Born in 1515 in the kingdom of Castile in Spain, St. Theresa of Avila was the youngest child of a virtuous nobleman. When she was seven years old, Teresa fled from her home with one of her young brothers, in the hope of going to Africa and receiving the palm of martyrdom. Brought back and asked the reason for her flight, she replied: “I want to see God, and I must die before I can see Him.” She then began, with her same brother, Rodriguez, to build a hermitage in the garden, and was often heard repeating: “Forever, forever!” She lost her mother at the age of twelve years, and was led by worldly companions into various frivolities. Her father decided to place her in a boarding convent, and she obeyed without any inclination for this kind of life. Grace came to her assistance with the good guidance of the Sisters, and she decided to enter religion in the Carmelite monastery of the Incarnation at Avila. For a time frivolous conversations there, too, checked her progress toward perfection, but finally in her thirty-first year, she abandoned herself entirely to God. A vision showed her the very place in hell to which her apparently light faults would have led her, and she was told by Our Lord that all her conversation must be with heaven. Ever afterwards she lived in the deepest distrust of herself. The following is her description of hell:
"A long time after the Lord had already granted me many of the favors I've mentioned and other very lofty ones, while I was in prayer one day, I suddenly found that, without knowing how, I had seemingly been put in hell. I understood that the Lord wanted me to see the place the devils had prepared there for me and which I merited because of my sins. This experience took place within the shortest space of time, but even were I to live for many years I think it would be impossible for me to forget it. The entrance it seems to me was similar to a very long and narrow alleyway, like an oven, low and dark and confined; the floor seemed to me to consist of dirty, muddy water emitting foul stench and swarming with putrid vermin. At the end of the alleyway a hole that looked like a small cupboard was hollowed out in the wall; there I found I was placed in a cramped condition. All of this was delightful to see in comparison with what I felt there. What I have described can hardly be exaggerated.
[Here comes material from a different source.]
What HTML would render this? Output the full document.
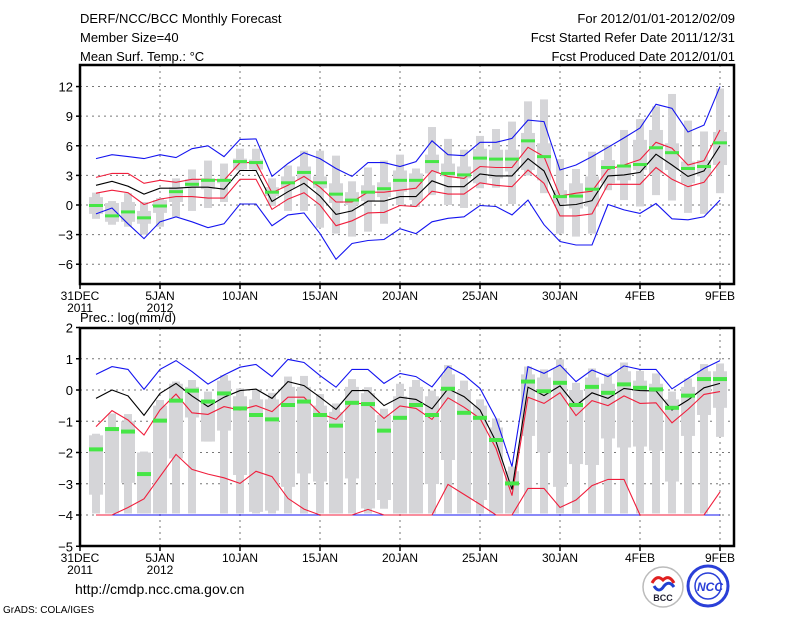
<!DOCTYPE html>
<html><head><meta charset="utf-8"><style>
body{margin:0;background:#fff;}
svg{display:block;font-family:"Liberation Sans","DejaVu Sans",sans-serif;}
</style></head><body>
<svg id="chart" width="800" height="618" viewBox="0 0 800 618">
<rect width="800" height="618" fill="#fff"/>
<g font-size="13" fill="#000">
<text x="80" y="23">DERF/NCC/BCC Monthly Forecast</text>
<text x="80" y="42">Member Size=40</text>
<text x="80" y="61">Mean Surf. Temp.: °C</text>
<text x="735" y="23" text-anchor="end">For 2012/01/01-2012/02/09</text>
<text x="735" y="42" text-anchor="end">Fcst Started Refer Date 2011/12/31</text>
<text x="735" y="61" text-anchor="end">Fcst Produced Date 2012/01/01</text>
<text x="80" y="322">Prec.: log(mm/d)</text>
</g>
<g id="top"></g>
<g id="bot"></g>
<text x="75" y="594" font-size="14">http://cmdp.ncc.cma.gov.cn</text>
<text x="3" y="613" font-size="10">GrADS: COLA/IGES</text>
<g>
<circle cx="663" cy="587" r="20" fill="#fff" stroke="#bbb" stroke-width="1.5"/>
<path d="M652 583 q5 -9 11 -3 q6 -6 11 3" fill="none" stroke="#e02020" stroke-width="3"/>
<path d="M654 586 q5 8 10 0 q5 -6 10 1" fill="none" stroke="#2040d0" stroke-width="3"/>
<text x="663" y="601" font-size="9" font-weight="bold" text-anchor="middle" fill="#223">BCC</text>
</g>
<g>
<circle cx="708" cy="586" r="20" fill="#fff" stroke="#2a3fd8" stroke-width="3"/>
<circle cx="708" cy="586" r="13" fill="none" stroke="#2a3fd8" stroke-width="1.5"/>
<text x="710" y="591" font-size="12" font-weight="bold" font-style="italic" text-anchor="middle" fill="#2a3fd8">NCC</text>
</g>
</svg>
<script>
// Temperature data (days 1..40)
const days = Array.from({length:40},(_,i)=>i+1);
const tBlueHi=[4.7,5.1,4.9,4.7,5.1,4.8,5.7,6.0,4.9,6.65,6.7,2.9,4.2,5.3,4.7,3.7,2.9,4.3,4.3,3.9,4.4,6.5,5.1,5.0,6.35,6.35,6.75,8.6,8.45,3.55,4.05,4.9,5.85,6.8,7.8,10.2,9.8,7.4,8.1,12.0];
const tBlueLo=[-0.9,-0.3,-1.9,-3.4,-1.7,-1.2,-1.7,-2.3,-1.9,0.1,0.1,-2.1,-1.0,-0.8,-2.9,-5.5,-3.9,-3.6,-3.5,-2.4,-2.9,-1.7,-1.35,-1.2,-0.05,-0.15,-1.0,0.5,-2.0,-3.7,-4.05,-4.05,0.05,-0.5,-0.85,0.15,-1.4,-1.5,-1.2,0.5];
const tRedHi=[2.8,3.2,3.2,2.2,2.5,2.3,2.6,2.6,2.5,4.3,4.3,1.25,2.0,2.9,1.8,0.3,0.3,1.3,1.3,1.5,1.7,3.5,2.9,2.7,3.9,3.8,3.8,5.85,4.9,0.9,1.2,1.4,3.6,4.05,4.6,6.35,5.75,4.05,4.5,7.6];
const tMean=[2.0,2.4,1.9,1.1,1.7,1.7,1.8,1.8,1.6,3.5,3.5,0.35,1.35,2.2,0.9,-0.95,-0.6,0.4,0.4,0.85,0.85,2.45,1.85,1.85,3.15,2.95,2.95,4.7,3.45,-0.05,0.05,0.45,2.95,3.05,3.3,5.15,4.05,2.9,3.45,6.0];
const tRedLo=[1.2,1.5,1.25,0.05,0.6,0.85,0.85,0.7,0.7,2.6,2.6,-0.45,0.6,1.25,0,-2.1,-1.6,-0.8,-0.75,-0.05,-0.15,1.4,1.1,1.1,2.25,2.0,1.85,3.55,2.2,-1.1,-1.1,-0.9,2.1,2.1,2.1,3.8,2.6,1.85,2.3,4.4];
const tObs=[-0.05,-1.1,-0.7,-1.3,-0.1,1.35,2.1,2.5,2.5,4.4,4.3,1.3,2.25,3.3,2.25,1.1,0.5,1.3,1.65,2.5,2.5,4.4,3.2,3.05,4.75,4.65,4.65,6.5,4.9,0.85,0.9,1.6,3.8,3.95,4.1,5.8,5.3,3.7,3.9,6.3];
const tMax=[1.25,0.4,1.2,0.3,0.7,2.7,3.6,4.5,4.2,5.7,5.7,2.7,4.0,5.5,5.5,5.0,2.4,3.8,4.5,5.1,3.7,7.9,6.7,5.6,7.0,7.7,8.45,10.5,10.7,4.65,3.65,5.4,6.1,7.6,8.7,10.0,11.25,8.55,7.45,11.8];
const tQ3=[0.8,0.2,0.3,-0.6,0.5,1.8,2.6,2.7,2.6,4.7,4.6,1.8,2.9,3.9,2.9,2.2,1.3,2.0,2.3,3.5,3.2,5.1,4.2,3.9,5.7,5.6,5.6,7.3,6.25,1.5,2.2,2.9,4.55,3.9,6.6,7.6,6.25,4.4,4.55,7.4];
const tQ1=[-0.9,-1.7,-1.7,-1.9,-0.8,0.3,1.8,1.6,2.2,3.6,3.6,0.9,1.7,2.5,1.7,0.2,0,0.4,0.8,1.35,0.5,3.2,2.9,2.7,2.2,2.7,3.4,3.55,2.5,0.15,-0.35,-0.15,2.2,2.5,3.55,3.2,3.55,2.2,2.9,4.05];
const tMin=[-1.4,-2.0,-2.2,-3.0,-2.2,-1.2,-0.6,-0.3,0.3,3.5,3.5,-0.1,-0.6,-0.6,-2.3,-2.9,-3.2,-2.7,-1.9,0,-0.2,1.0,0,-0.3,1.7,1.75,0.1,3.0,1.2,-2.9,-3.2,-2.9,1.5,0.5,-0.15,1.0,0.45,-0.8,-0.9,1.2];
const tTicks=[-6,-3,0,3,6,9,12];
// Precipitation data
const pBlueHi=[0.5,0.75,0.66,0.02,0.66,0.94,0.59,0.19,0.48,0.73,0.82,0.43,0.98,0.88,0.46,0.09,0.66,0.66,0.21,0.53,0.43,0.1,0.75,0.48,0.05,-0.91,-2.45,0.75,0.53,0.8,0.27,0.64,0.43,0.77,0.66,0.66,0.04,0.37,0.69,0.94];
const pBlueLo=[-4,-4,-4,-4,-4,-4,-4,-4,-4,-4,-4,-4,-4,-4,-4,-4,-4,-4,-4,-4,-4,-4,-4,-4,-4,-4,-4,-4,-4,-4,-4,-4,-4,-4,-4,-4,-4,-4,-4,-4];
const pRedHi=[-1.17,-0.66,-0.96,-1.44,-0.64,-0.13,-0.73,-0.78,-0.53,-0.64,-0.5,-0.69,-0.23,-0.23,-0.75,-0.94,-0.41,-0.45,-0.91,-0.51,-0.59,-0.94,-0.25,-0.55,-0.91,-1.87,-3.38,-0.23,-0.43,-0.09,-0.82,-0.34,-0.5,-0.19,-0.43,-0.41,-1.05,-0.62,-0.14,-0.05];
const pMean=[-0.27,0,-0.19,-0.81,-0.11,0.21,-0.19,-0.53,-0.23,-0.02,0.03,-0.27,0.27,0.14,-0.23,-0.62,-0.02,-0.02,-0.5,-0.23,-0.3,-0.6,0.04,-0.21,-0.64,-1.65,-3.18,0.09,-0.18,0.13,-0.5,-0.09,-0.27,0.05,-0.02,-0.03,-0.64,-0.32,0.07,0.21];
const pRedLo=[-4,-4,-3.76,-3.48,-2.77,-2.06,-2.54,-2.69,-2.81,-2.99,-2.6,-2.77,-3.47,-3.81,-4,-4,-4,-3.82,-4,-4,-4,-4,-3.02,-3.34,-3.66,-4,-4,-3.15,-3.15,-3.76,-3.52,-3.06,-2.86,-2.86,-4,-4,-4,-4,-4,-3.26];
const pObs=[-1.9,-1.25,-1.33,-2.69,-0.98,-0.34,-0.02,-0.37,-0.11,-0.59,-0.8,-0.94,-0.48,-0.37,-0.8,-1.14,-0.41,-0.45,-1.3,-0.89,-0.48,-0.8,0.04,-0.73,-0.89,-1.6,-2.99,0.27,-0.04,0.23,-0.48,0.1,-0.09,0.18,0.07,0.02,-0.57,-0.18,0.35,0.35];
const pMax=[-1.4,-0.75,-0.77,-1.97,-0.32,0.27,0.32,-0.05,0.48,0.05,0.02,-0.09,0.43,0.45,-0.13,-0.43,0.35,0.09,-0.6,0.2,0.32,-0.02,0.8,0.3,-0.3,-0.91,-2.45,0.75,0.66,0.98,0.23,0.69,0.53,0.88,0.61,0.53,-0.05,0.37,0.83,0.85];
const pQ3=[-1.45,-1.2,-1.0,-2.0,-0.5,0.2,0.1,-0.3,0.3,-0.2,-0.3,-0.3,0.1,0.1,-0.5,-0.7,0.1,-0.1,-0.8,-0.2,0.1,-0.2,0.5,0.0,-0.5,-1.2,-2.6,0.5,0.4,0.7,0.0,0.4,0.2,0.6,0.3,0.2,-0.3,0.1,0.6,0.6];
const pQ1=[-3.35,-3.95,-2.97,-3.95,-3.95,-2.19,-0.88,-1.65,-1.3,-2.72,-3.9,-3.86,-3.1,-2.67,-2.93,-3.95,-2.83,-3.79,-3.52,-3.95,-3.95,-3.01,-2.24,-3.95,-3.52,-3.95,-3.95,-1.47,-2.0,-3.1,-2.37,-2.4,-1.55,-1.84,-1.81,-1.94,-2.93,-1.47,-0.8,-0.57];
const pMin=[-3.95,-3.95,-3.95,-3.95,-3.95,-3.95,-3.95,-1.65,-3.95,-3.95,-3.95,-3.95,-3.95,-3.95,-3.95,-3.95,-3.95,-3.95,-3.8,-3.95,-3.95,-3.95,-3.95,-3.95,-3.95,-3.95,-3.95,-3.95,-3.95,-3.95,-3.95,-3.95,-3.95,-3.95,-3.95,-3.95,-3.95,-3.95,-3.95,-1.5];
const pTicks=[-5,-4,-3,-2,-1,0,1,2];
const xTickDays=[0,5,10,15,20,25,30,35,40];
const xTickLabels=['31DEC','5JAN','10JAN','15JAN','20JAN','25JAN','30JAN','4FEB','9FEB'];
const xTickYears=['2011','2012','','','','','','',''];

const NS='http://www.w3.org/2000/svg';
function mk(parent,tag,attrs){const e=document.createElementNS(NS,tag);for(const k in attrs)e.setAttribute(k,attrs[k]);parent.appendChild(e);return e;}
const xS=d=>80+16*d;

function panel(g,cfg){
  const y=cfg.y;
  // grid
  cfg.ticks.forEach(t=>{
    const yy=y(t);
    if(yy>cfg.top+2&&yy<cfg.bottom-2){const l=mk(g,'line',{x1:80,x2:734,y1:yy,y2:yy,stroke:'#777','stroke-dasharray':'2,4','stroke-width':1});
    
    }
    const tk=mk(g,'line',{x1:76,x2:80,y1:yy,y2:yy,stroke:'#000','stroke-width':1.5});
    
    
    const tx=mk(g,'text',{x:73,y:yy+5,'text-anchor':'end','font-size':13});
    tx.textContent=(t<0?'\u2212'+(-t):''+t);
    
    
  });
  xTickDays.forEach((d,i)=>{
    const xx=xS(d);
    if(d>0&&d<41){const l=mk(g,'line',{x1:xx,x2:xx,y1:cfg.top,y2:cfg.bottom,stroke:'#777','stroke-dasharray':'2,4','stroke-width':1});
    
    }
    const tk=mk(g,'line',{x1:xx,x2:xx,y1:cfg.bottom,y2:cfg.bottom+5,stroke:'#000','stroke-width':1.5});
    
    
    const tx=mk(g,'text',{x:xx,y:cfg.bottom+16,'text-anchor':'middle','font-size':12});
    tx.textContent=xTickLabels[i];
    
    
    if(xTickYears[i]){const ty=mk(g,'text',{x:xx,y:cfg.bottom+28,'text-anchor':'middle','font-size':12});
    ty.textContent=xTickYears[i];
    
    }
  });
  // gray boxes
  days.forEach((d,i)=>{
    const xx=xS(d);
    const w=mk(g,'rect',{x:xx-4,width:8,y:y(cfg.max[i]),height:Math.max(1,y(cfg.min[i])-y(cfg.max[i])),fill:'#d5d5d8'});
    
    
    const b=mk(g,'rect',{x:xx-7,width:14,y:y(cfg.q3[i]),height:Math.max(1,y(cfg.q1[i])-y(cfg.q3[i])),fill:'#d5d5d8'});
    
    
  });
  // lines
  const series=[[cfg.blueLo,'#1414f0','min-line'],[cfg.blueHi,'#1414f0','max-line'],[cfg.redLo,'#f01e3c','lower-spread-line'],[cfg.redHi,'#f01e3c','upper-spread-line'],[cfg.mean,'#000','ensemble-mean-line']];
  series.forEach(([arr,col,nm])=>{
    const p=mk(g,'polyline',{points:arr.map((v,i)=>xS(days[i])+','+y(v).toFixed(1)).join(' '),fill:'none',stroke:col,'stroke-width':1.1});
    
    
  });
  // obs
  days.forEach((d,i)=>{
    const r=mk(g,'rect',{x:xS(d)-7,width:14,y:y(cfg.obs[i])-cfg.gh/2,height:cfg.gh,fill:'#46e646'});
    
    
  });
  const fr=mk(g,'rect',{x:80,y:cfg.top,width:654,height:cfg.bottom-cfg.top,fill:'none',stroke:'#000','stroke-width':2.5});
  
  
}
panel(document.getElementById('top'),{y:v=>205-9.87*v,top:65,bottom:284,ticks:tTicks,max:tMax,q3:tQ3,q1:tQ1,min:tMin,blueHi:tBlueHi,blueLo:tBlueLo,redHi:tRedHi,redLo:tRedLo,mean:tMean,obs:tObs,gh:3});
panel(document.getElementById('bot'),{y:v=>390-31.25*v,top:328,bottom:546,ticks:pTicks,max:pMax,q3:pQ3,q1:pQ1,min:pMin,blueHi:pBlueHi,blueLo:pBlueLo,redHi:pRedHi,redLo:pRedLo,mean:pMean,obs:pObs,gh:4});
</script>
</body></html>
"What I felt, it seems to me, cannot even begin to be exaggerated; nor can it be understood. I experienced a fire in the soul that I don't know how I could describe. The bodily pains were so unbearable that though I had suffered excruciating ones in this life and according to what doctors say, the worst that can be suffered on earth for all my nerves were shrunken when I was paralyzed, plus many other sufferings of many kinds that I endured and even some as I said, caused by the devil, these were all nothing in comparison with the ones I experienced there. I saw furthermore that they would go on without end and without ever ceasing. This, however, was nothing next to the soul's agonizing: a constriction, a suffocation, an affliction so keenly felt and with such a despairing and tormenting unhappiness that I don't know how to word it strongly enough. To say the experience is as though the soul were continually being wrested from the body would be insufficient, for it would make you think somebody else is taking away the life, whereas here it is the soul itself that tears itself in pieces. The fact is that I don't know how to give a sufficiently powerful description of that interior fire and that despair, coming in addition to such extreme torments and pains. I didn't see who inflicted them on me, but, as it seemed to me, I felt myself burning and crumbling; and I repeat the worst was that interior fire and despair.
"Being in such an unwholesome place, so unable to hope for any consolation, I found it impossible either to sit down or to lie down, nor was there any room, even though they put me in this kind of hole made in the wall. Those walls, which were terrifying to see, closed in on themselves and suffocated everything. There was no light, but all was enveloped in the blackest darkness. I don't understand how this could be, that everything painful to see was visible."